In the 60s and early 70s I participated in the Clergy Consultation for Problem Pregnancies while I was serving a church in Wilton, CT. The clergy group helped women obtain illegal abortions. I was breaking a state law by even offering the counseling assistance, but I had become convinced that it was appropriate. Reinhold Niebuhr, a seminary professor of mine, said that the real ethical divide is between people who want to be pure and those who seek to be responsible. I have long since given up arguing with folks who want to discuss when life begins. That esoteric attempt at ethical purity seems irrelevant when you have listened to women struggling to be responsible for their own lives, and often for the lives of their families, making difficult, painful, courageous decisions. Niebuhr was right, the real ethical divide is between people who want to be pure and those who seek to be responsible.

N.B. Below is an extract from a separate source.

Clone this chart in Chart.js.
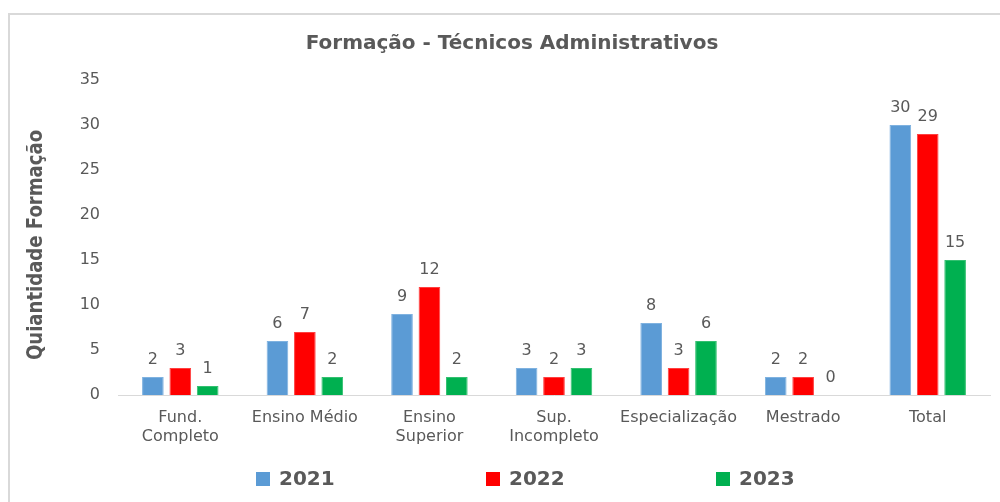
<!DOCTYPE html>
<html>
<head>
<meta charset="utf-8">
<script src="https://cdn.jsdelivr.net/npm/chart.js@4.4.1/dist/chart.umd.min.js"></script>
<style>
html,body{margin:0;padding:0;background:#fff;}
#wrap{position:relative;width:1000px;height:502px;}
</style>
</head>
<body>
<div id="wrap"><canvas id="c" width="1000" height="502"></canvas></div>
<script>
const categories = [["Fund.", "Completo"], "Ensino Médio", ["Ensino", "Superior"], ["Sup.", "Incompleto"], "Especialização", "Mestrado", "Total"];
const values2021 = [2, 6, 9, 3, 8, 2, 30];
const values2022 = [3, 7, 12, 2, 3, 2, 29];
const values2023 = [1, 2, 2, 3, 6, 0, 15];
const seriesNames = ["2021", "2022", "2023"];
const yTicks = [0, 5, 10, 15, 20, 25, 30, 35];
const chartTitle = "Formação - Técnicos Administrativos";
const yTitle = "Quiantidade Formação";

const colors = ["#5B9BD5", "#FF0000", "#00B050"];
const borders = ["#7FB2E0", "#FF4040", "#33C070"];
const TXT = "#595959";
const FONT = "'DejaVu Sans', 'Open Sans', sans-serif";

const frame = {
  id: 'frame',
  beforeDraw(chart) {
    const ctx = chart.ctx;
    ctx.save();
    ctx.fillStyle = '#fff';
    ctx.fillRect(0, 0, chart.width, chart.height);
    ctx.strokeStyle = '#D9D9D9';
    ctx.lineWidth = 2;
    ctx.beginPath();
    ctx.moveTo(9, chart.height);
    ctx.lineTo(9, 14);
    ctx.lineTo(chart.width, 14);
    ctx.stroke();
    ctx.restore();
  }
};

const titlePlugin = {
  id: 'titlePlugin',
  afterDraw(chart) {
    const ctx = chart.ctx;
    ctx.save();
    ctx.font = "bold 20px " + FONT;
    ctx.fillStyle = TXT;
    ctx.textAlign = 'center';
    ctx.textBaseline = 'middle';
    ctx.fillText(chartTitle, 512, 44);
    ctx.restore();
    ctx.save();
    ctx.translate(37, 245);
    ctx.rotate(-Math.PI / 2);
    ctx.scale(0.86, 1);
    ctx.font = "bold 21px " + FONT;
    ctx.fillStyle = TXT;
    ctx.textAlign = 'center';
    ctx.textBaseline = 'middle';
    ctx.fillText(yTitle, 0, 0);
    ctx.restore();
  }
};

const dataLabels = {
  id: 'dataLabels',
  afterDatasetsDraw(chart) {
    const ctx = chart.ctx;
    ctx.save();
    ctx.font = "16px " + FONT;
    ctx.fillStyle = TXT;
    ctx.textAlign = 'center';
    ctx.textBaseline = 'middle';
    chart.data.datasets.forEach((ds, i) => {
      const meta = chart.getDatasetMeta(i);
      meta.data.forEach((bar, j) => {
        ctx.fillText(String(ds.data[j]), bar.x, bar.y - 17);
      });
    });
    ctx.restore();
  }
};

const customLegend = {
  id: 'customLegend',
  afterDraw(chart) {
    const ctx = chart.ctx;
    ctx.save();
    ctx.font = "bold 20px " + FONT;
    ctx.textBaseline = 'middle';
    ctx.textAlign = 'left';
    const cy = 479;
    const start = chart.width / 2 - 244;
    chart.data.datasets.forEach((ds, i) => {
      const x = start + i * 230;
      ctx.fillStyle = ds.backgroundColor;
      ctx.fillRect(x, cy - 7, 14, 14);
      ctx.fillStyle = TXT;
      ctx.fillText(ds.label, x + 23, cy + 1);
    });
    ctx.restore();
  }
};

const seriesValues = [values2021, values2022, values2023];

new Chart(document.getElementById('c'), {
  type: 'bar',
  data: {
    labels: categories,
    datasets: seriesNames.map((n, i) => ({
      label: n,
      data: seriesValues[i],
      backgroundColor: colors[i],
      borderColor: borders[i],
      borderWidth: 1,
      barPercentage: 0.79,
      categoryPercentage: 0.66
    }))
  },
  options: {
    responsive: false,
    animation: false,
    devicePixelRatio: 1,
    layout: { padding: { top: 80, left: 0, right: 10, bottom: 55 } },
    plugins: {
      legend: { display: false },
      tooltip: { enabled: false },
      title: { display: false }
    },
    scales: {
      x: {
        grid: { display: false, drawTicks: false },
        border: { display: true, color: '#D9D9D9', width: 1 },
        ticks: { color: TXT, font: { family: FONT, size: 16, lineHeight: 1.2 }, padding: 13, maxRotation: 0, autoSkip: false },
        afterFit(scale) { scale.height = 52; }
      },
      y: {
        min: 0, max: 35,
        afterBuildTicks(scale) { scale.ticks = yTicks.map(v => ({ value: v })); },
        grid: { display: false, drawTicks: false },
        border: { display: false },
        ticks: { color: TXT, font: { family: FONT, size: 16 }, padding: 18 },
        title: { display: false },
        afterFit(scale) { scale.width = 118; }
      }
    }
  },
  plugins: [frame, titlePlugin, dataLabels, customLegend]
});
</script>
</body>
</html>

I finally decided that I should tell the Wilton congregation what I was doing, because I was breaking the state law in an office on church property. So at a Sunday evening meeting I shared some of the stories of the women who had come. I expected there would be folks who would object to their minister aiding in abortion and breaking the law. To my surprise, instead almost the entire group turned to the state representative, a member of the church, saying, why you can't change the laws of this state so our minister doesn't have to break them to help these desperate women. What incredible folks!
The second church that shares this award is in Houston. Northwoods Presbyterian with others churches supports an ecumenical service center. In the early '90s a Roman Catholic counselor there said to a Protestant worker, "If you folks really want to do something for women you'll start a family planning center." So it began. A group of Protestant churches approached the local Planned Parenthood, which urged the churches to put up some initial funding. The churches agreed. The protests started. The other churches found it impossible to continue. The official board of Northwoods never wavered. Its commitment of $25,000 was firm. So the picketers came. And 900 people drove steadfastly through the picket lines to the worship services Sunday after Sunday. I think the nicest phone call I got during that time was from a woman saying, "Stewart, as we drove out of church yesterday through the picket lines, I said my to husband, 'I'm not sure I even approve of what my church is doing, but I'm proud to belong to a church that will deal with controversial issues and won't back down under pressure.'" The invitation for me to serve on the local Planned Parenthood board followed the courageous stand of the congregation.
During the picketing, between two services one Sunday, Jane and I went and served the protesters refreshments. At the next service I explained that we were showing respect for those folks, because they were expressing their understanding of their faith. A parishioner called me the next day to comment, "That's all very well for you say, but you don't drive to church with a four-year-old in the back seat of your car and have to try to explain to him when a woman holds up a picture of a dead baby and screams through the window, 'Your church believes in killing babies.'" Of course the caller was right. We took precautions to see that the pickets were not permitted close to the driveways.
Yet the image of the woman frightening that little child stays with me. She would, I suspect, count herself a lover of life, a lover of the unborn, a lover of God. And yet she spoke in harshness, hatred, and frightened a little boy. Niebuhr again — he once said: "Sometimes the worst evil is done by good people who do not know that they are not good."
But, of course, the trouble is I can find myself reflected in that woman. Because I can get trapped in self-righteousness and paint those who oppose me in dark colors they do not deserve. Perhaps, at times, that is true of you, as well. It seems to me that the appeals I get from our side are occasionally filled with much arrogance, even hatred — and that saddens me. At least religious people should know that we see only baffling reflections of reality, and we are summoned as flawed folk to respect those who disagree, even while we try to live courageously and responsibly according to our values. Planned Parenthood has always helped me to try to do that. And for that I am deeply grateful. Thank you.